• Exercise instructions: All of the data should be output character for character, except the pictures.

• Supplied information:
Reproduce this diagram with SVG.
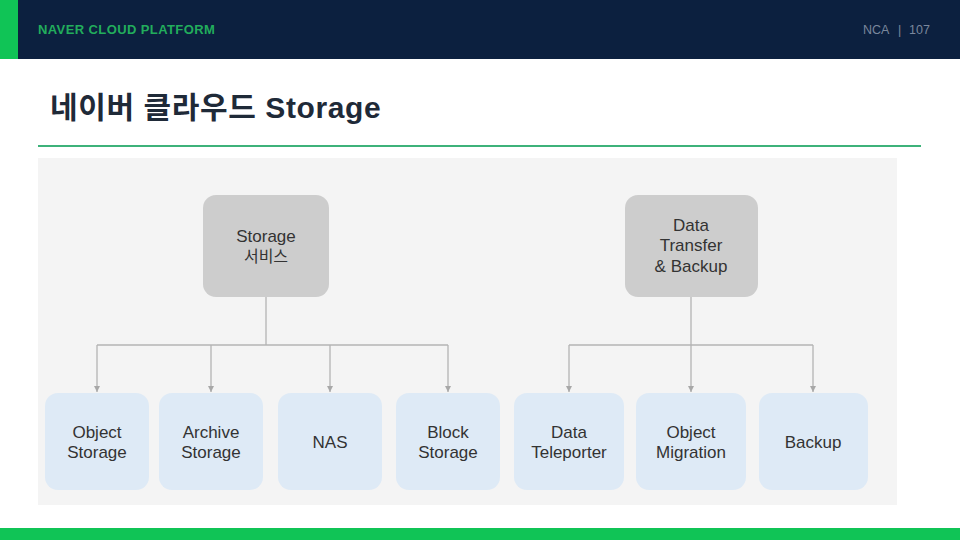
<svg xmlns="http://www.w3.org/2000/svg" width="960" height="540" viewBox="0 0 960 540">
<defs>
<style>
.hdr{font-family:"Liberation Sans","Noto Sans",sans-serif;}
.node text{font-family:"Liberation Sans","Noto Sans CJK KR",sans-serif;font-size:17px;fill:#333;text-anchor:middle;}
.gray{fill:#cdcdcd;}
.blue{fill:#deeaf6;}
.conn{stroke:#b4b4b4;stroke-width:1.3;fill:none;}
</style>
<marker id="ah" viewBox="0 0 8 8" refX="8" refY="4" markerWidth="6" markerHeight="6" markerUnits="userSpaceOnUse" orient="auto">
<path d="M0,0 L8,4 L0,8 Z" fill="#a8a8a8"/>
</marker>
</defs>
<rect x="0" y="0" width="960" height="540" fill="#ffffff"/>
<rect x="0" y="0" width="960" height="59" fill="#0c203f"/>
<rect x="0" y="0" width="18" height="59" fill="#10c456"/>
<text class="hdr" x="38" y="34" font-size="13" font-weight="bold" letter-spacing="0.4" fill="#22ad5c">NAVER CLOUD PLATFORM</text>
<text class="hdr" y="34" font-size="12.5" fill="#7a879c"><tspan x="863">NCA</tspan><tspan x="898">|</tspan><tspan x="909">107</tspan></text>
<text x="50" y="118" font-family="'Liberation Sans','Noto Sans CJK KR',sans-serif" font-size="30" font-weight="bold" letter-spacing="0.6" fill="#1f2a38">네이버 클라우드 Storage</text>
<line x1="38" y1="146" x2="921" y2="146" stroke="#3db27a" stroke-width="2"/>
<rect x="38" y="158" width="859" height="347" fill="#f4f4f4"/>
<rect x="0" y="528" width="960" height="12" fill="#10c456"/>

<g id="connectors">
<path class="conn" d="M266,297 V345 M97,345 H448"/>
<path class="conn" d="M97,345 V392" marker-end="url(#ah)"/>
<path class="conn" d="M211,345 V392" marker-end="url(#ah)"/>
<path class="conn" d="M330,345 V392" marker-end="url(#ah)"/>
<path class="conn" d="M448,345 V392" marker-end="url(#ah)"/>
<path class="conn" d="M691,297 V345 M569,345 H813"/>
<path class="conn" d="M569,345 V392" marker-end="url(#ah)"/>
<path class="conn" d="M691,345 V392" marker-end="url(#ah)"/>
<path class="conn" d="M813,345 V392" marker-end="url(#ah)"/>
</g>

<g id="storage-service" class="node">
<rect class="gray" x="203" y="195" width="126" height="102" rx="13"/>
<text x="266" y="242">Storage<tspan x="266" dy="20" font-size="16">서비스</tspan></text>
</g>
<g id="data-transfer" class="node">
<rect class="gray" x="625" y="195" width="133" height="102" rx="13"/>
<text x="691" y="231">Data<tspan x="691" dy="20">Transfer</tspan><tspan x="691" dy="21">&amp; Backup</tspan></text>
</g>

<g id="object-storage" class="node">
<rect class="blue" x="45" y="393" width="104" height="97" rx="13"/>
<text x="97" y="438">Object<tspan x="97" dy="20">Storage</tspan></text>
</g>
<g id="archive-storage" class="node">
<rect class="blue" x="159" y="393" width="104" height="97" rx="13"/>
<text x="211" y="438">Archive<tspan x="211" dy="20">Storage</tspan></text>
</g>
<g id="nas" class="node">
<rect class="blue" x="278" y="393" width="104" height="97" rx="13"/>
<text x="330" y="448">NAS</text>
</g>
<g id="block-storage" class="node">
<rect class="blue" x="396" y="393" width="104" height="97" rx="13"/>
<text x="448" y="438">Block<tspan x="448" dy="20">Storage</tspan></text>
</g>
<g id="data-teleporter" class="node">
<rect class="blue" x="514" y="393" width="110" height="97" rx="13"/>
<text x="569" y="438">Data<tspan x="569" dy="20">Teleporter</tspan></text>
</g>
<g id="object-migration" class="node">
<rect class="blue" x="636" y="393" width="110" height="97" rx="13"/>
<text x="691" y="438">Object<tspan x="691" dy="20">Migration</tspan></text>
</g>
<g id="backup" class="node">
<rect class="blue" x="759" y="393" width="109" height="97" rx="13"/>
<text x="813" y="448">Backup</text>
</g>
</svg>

• Solution to this task:
Reproduce this diagram with SVG.
<svg xmlns="http://www.w3.org/2000/svg" width="960" height="540" viewBox="0 0 960 540">
<defs>
<style>
.hdr{font-family:"Liberation Sans","Noto Sans",sans-serif;}
.node text{font-family:"Liberation Sans","Noto Sans CJK KR",sans-serif;font-size:17px;fill:#333;text-anchor:middle;}
.gray{fill:#cdcdcd;}
.blue{fill:#deeaf6;}
.conn{stroke:#b4b4b4;stroke-width:1.3;fill:none;}
</style>
<marker id="ah" viewBox="0 0 8 8" refX="8" refY="4" markerWidth="6" markerHeight="6" markerUnits="userSpaceOnUse" orient="auto">
<path d="M0,0 L8,4 L0,8 Z" fill="#a8a8a8"/>
</marker>
</defs>
<rect x="0" y="0" width="960" height="540" fill="#ffffff"/>
<rect x="0" y="0" width="960" height="59" fill="#0c203f"/>
<rect x="0" y="0" width="18" height="59" fill="#10c456"/>
<text class="hdr" x="38" y="34" font-size="13" font-weight="bold" letter-spacing="0.4" fill="#22ad5c">NAVER CLOUD PLATFORM</text>
<text class="hdr" y="34" font-size="12.5" fill="#7a879c"><tspan x="863">NCA</tspan><tspan x="898">|</tspan><tspan x="909">107</tspan></text>
<text x="50" y="118" font-family="'Liberation Sans','Noto Sans CJK KR',sans-serif" font-size="30" font-weight="bold" letter-spacing="0.6" fill="#1f2a38">네이버 클라우드 Storage</text>
<line x1="38" y1="146" x2="921" y2="146" stroke="#3db27a" stroke-width="2"/>
<rect x="38" y="158" width="859" height="347" fill="#f4f4f4"/>
<rect x="0" y="528" width="960" height="12" fill="#10c456"/>

<g id="connectors">
<path class="conn" d="M266,297 V345 M97,345 H448"/>
<path class="conn" d="M97,345 V392" marker-end="url(#ah)"/>
<path class="conn" d="M211,345 V392" marker-end="url(#ah)"/>
<path class="conn" d="M330,345 V392" marker-end="url(#ah)"/>
<path class="conn" d="M448,345 V392" marker-end="url(#ah)"/>
<path class="conn" d="M691,297 V345 M569,345 H813"/>
<path class="conn" d="M569,345 V392" marker-end="url(#ah)"/>
<path class="conn" d="M691,345 V392" marker-end="url(#ah)"/>
<path class="conn" d="M813,345 V392" marker-end="url(#ah)"/>
</g>

<g id="storage-service" class="node">
<rect class="gray" x="203" y="195" width="126" height="102" rx="13"/>
<text x="266" y="242">Storage<tspan x="266" dy="20" font-size="16">서비스</tspan></text>
</g>
<g id="data-transfer" class="node">
<rect class="gray" x="625" y="195" width="133" height="102" rx="13"/>
<text x="691" y="231">Data<tspan x="691" dy="20">Transfer</tspan><tspan x="691" dy="21">&amp; Backup</tspan></text>
</g>

<g id="object-storage" class="node">
<rect class="blue" x="45" y="393" width="104" height="97" rx="13"/>
<text x="97" y="438">Object<tspan x="97" dy="20">Storage</tspan></text>
</g>
<g id="archive-storage" class="node">
<rect class="blue" x="159" y="393" width="104" height="97" rx="13"/>
<text x="211" y="438">Archive<tspan x="211" dy="20">Storage</tspan></text>
</g>
<g id="nas" class="node">
<rect class="blue" x="278" y="393" width="104" height="97" rx="13"/>
<text x="330" y="448">NAS</text>
</g>
<g id="block-storage" class="node">
<rect class="blue" x="396" y="393" width="104" height="97" rx="13"/>
<text x="448" y="438">Block<tspan x="448" dy="20">Storage</tspan></text>
</g>
<g id="data-teleporter" class="node">
<rect class="blue" x="514" y="393" width="110" height="97" rx="13"/>
<text x="569" y="438">Data<tspan x="569" dy="20">Teleporter</tspan></text>
</g>
<g id="object-migration" class="node">
<rect class="blue" x="636" y="393" width="110" height="97" rx="13"/>
<text x="691" y="438">Object<tspan x="691" dy="20">Migration</tspan></text>
</g>
<g id="backup" class="node">
<rect class="blue" x="759" y="393" width="109" height="97" rx="13"/>
<text x="813" y="448">Backup</text>
</g>
</svg>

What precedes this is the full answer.